Figure scripts:
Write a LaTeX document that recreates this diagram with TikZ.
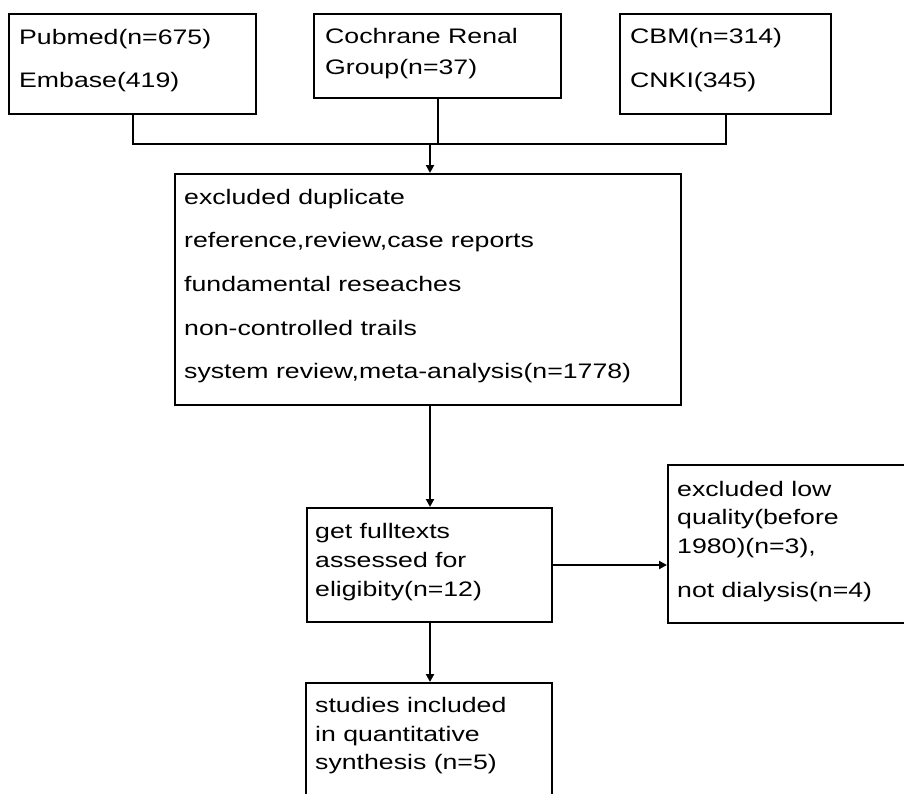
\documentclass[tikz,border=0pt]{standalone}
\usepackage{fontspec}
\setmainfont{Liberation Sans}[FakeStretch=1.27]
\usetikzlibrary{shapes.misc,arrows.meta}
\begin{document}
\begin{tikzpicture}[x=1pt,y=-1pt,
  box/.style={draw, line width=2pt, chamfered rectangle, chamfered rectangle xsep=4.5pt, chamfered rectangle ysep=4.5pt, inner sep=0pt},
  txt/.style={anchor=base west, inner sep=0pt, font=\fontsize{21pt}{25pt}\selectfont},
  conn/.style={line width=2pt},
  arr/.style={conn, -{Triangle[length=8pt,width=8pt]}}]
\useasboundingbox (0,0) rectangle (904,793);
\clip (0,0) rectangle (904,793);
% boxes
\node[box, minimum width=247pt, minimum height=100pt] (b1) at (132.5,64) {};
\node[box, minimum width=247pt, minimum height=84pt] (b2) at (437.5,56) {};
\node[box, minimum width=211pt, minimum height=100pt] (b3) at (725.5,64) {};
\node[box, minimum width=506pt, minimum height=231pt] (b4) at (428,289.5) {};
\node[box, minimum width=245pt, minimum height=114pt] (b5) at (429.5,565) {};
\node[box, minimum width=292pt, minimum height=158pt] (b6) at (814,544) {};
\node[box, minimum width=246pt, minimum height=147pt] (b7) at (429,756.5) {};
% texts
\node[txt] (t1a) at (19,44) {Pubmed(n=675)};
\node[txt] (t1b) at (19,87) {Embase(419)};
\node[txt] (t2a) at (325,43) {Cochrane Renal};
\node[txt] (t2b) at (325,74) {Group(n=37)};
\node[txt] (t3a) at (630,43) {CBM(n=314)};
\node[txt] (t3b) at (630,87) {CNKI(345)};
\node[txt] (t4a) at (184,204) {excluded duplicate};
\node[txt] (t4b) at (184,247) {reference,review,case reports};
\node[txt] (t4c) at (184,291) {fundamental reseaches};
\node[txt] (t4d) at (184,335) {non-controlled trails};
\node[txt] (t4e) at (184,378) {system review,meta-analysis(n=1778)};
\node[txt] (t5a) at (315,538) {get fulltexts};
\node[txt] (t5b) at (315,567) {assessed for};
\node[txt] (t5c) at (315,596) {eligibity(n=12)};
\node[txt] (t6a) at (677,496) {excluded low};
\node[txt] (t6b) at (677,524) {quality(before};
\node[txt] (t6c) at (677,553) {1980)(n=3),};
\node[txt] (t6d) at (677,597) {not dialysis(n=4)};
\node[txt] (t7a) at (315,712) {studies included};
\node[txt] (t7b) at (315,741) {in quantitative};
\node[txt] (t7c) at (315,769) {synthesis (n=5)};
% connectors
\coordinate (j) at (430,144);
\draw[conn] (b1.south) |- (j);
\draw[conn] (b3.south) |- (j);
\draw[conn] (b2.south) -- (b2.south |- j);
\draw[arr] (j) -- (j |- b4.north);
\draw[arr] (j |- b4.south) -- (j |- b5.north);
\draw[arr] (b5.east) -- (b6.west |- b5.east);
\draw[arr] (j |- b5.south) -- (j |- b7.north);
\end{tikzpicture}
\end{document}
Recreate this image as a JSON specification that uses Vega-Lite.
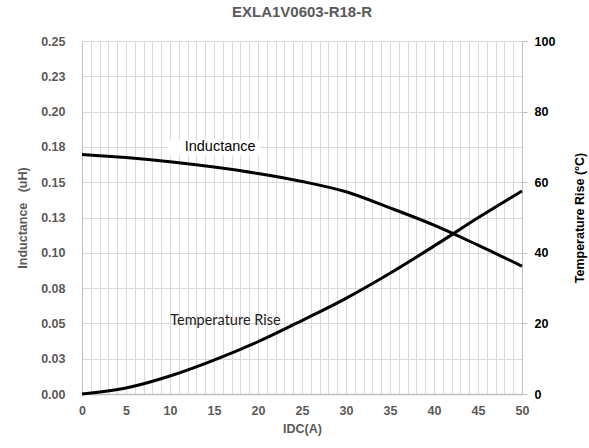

• Task:
Would you set down the listing exactly, omitting pictures?

• Task solution:
Write a LaTeX document that recreates this diagram with TikZ.
\documentclass[tikz,border=0pt]{standalone}
\usepackage{fontspec}
\setmainfont{Liberation Sans}[FakeStretch=1.27]
\usetikzlibrary{shapes.misc,arrows.meta}
\begin{document}
\begin{tikzpicture}[x=1pt,y=-1pt,
  box/.style={draw, line width=2pt, chamfered rectangle, chamfered rectangle xsep=4.5pt, chamfered rectangle ysep=4.5pt, inner sep=0pt},
  txt/.style={anchor=base west, inner sep=0pt, font=\fontsize{21pt}{25pt}\selectfont},
  conn/.style={line width=2pt},
  arr/.style={conn, -{Triangle[length=8pt,width=8pt]}}]
\useasboundingbox (0,0) rectangle (904,793);
\clip (0,0) rectangle (904,793);
% boxes
\node[box, minimum width=247pt, minimum height=100pt] (b1) at (132.5,64) {};
\node[box, minimum width=247pt, minimum height=84pt] (b2) at (437.5,56) {};
\node[box, minimum width=211pt, minimum height=100pt] (b3) at (725.5,64) {};
\node[box, minimum width=506pt, minimum height=231pt] (b4) at (428,289.5) {};
\node[box, minimum width=245pt, minimum height=114pt] (b5) at (429.5,565) {};
\node[box, minimum width=292pt, minimum height=158pt] (b6) at (814,544) {};
\node[box, minimum width=246pt, minimum height=147pt] (b7) at (429,756.5) {};
% texts
\node[txt] (t1a) at (19,44) {Pubmed(n=675)};
\node[txt] (t1b) at (19,87) {Embase(419)};
\node[txt] (t2a) at (325,43) {Cochrane Renal};
\node[txt] (t2b) at (325,74) {Group(n=37)};
\node[txt] (t3a) at (630,43) {CBM(n=314)};
\node[txt] (t3b) at (630,87) {CNKI(345)};
\node[txt] (t4a) at (184,204) {excluded duplicate};
\node[txt] (t4b) at (184,247) {reference,review,case reports};
\node[txt] (t4c) at (184,291) {fundamental reseaches};
\node[txt] (t4d) at (184,335) {non-controlled trails};
\node[txt] (t4e) at (184,378) {system review,meta-analysis(n=1778)};
\node[txt] (t5a) at (315,538) {get fulltexts};
\node[txt] (t5b) at (315,567) {assessed for};
\node[txt] (t5c) at (315,596) {eligibity(n=12)};
\node[txt] (t6a) at (677,496) {excluded low};
\node[txt] (t6b) at (677,524) {quality(before};
\node[txt] (t6c) at (677,553) {1980)(n=3),};
\node[txt] (t6d) at (677,597) {not dialysis(n=4)};
\node[txt] (t7a) at (315,712) {studies included};
\node[txt] (t7b) at (315,741) {in quantitative};
\node[txt] (t7c) at (315,769) {synthesis (n=5)};
% connectors
\coordinate (j) at (430,144);
\draw[conn] (b1.south) |- (j);
\draw[conn] (b3.south) |- (j);
\draw[conn] (b2.south) -- (b2.south |- j);
\draw[arr] (j) -- (j |- b4.north);
\draw[arr] (j |- b4.south) -- (j |- b5.north);
\draw[arr] (b5.east) -- (b6.west |- b5.east);
\draw[arr] (j |- b5.south) -- (j |- b7.north);
\end{tikzpicture}
\end{document}
Recreate this image as a JSON specification that uses Vega-Lite.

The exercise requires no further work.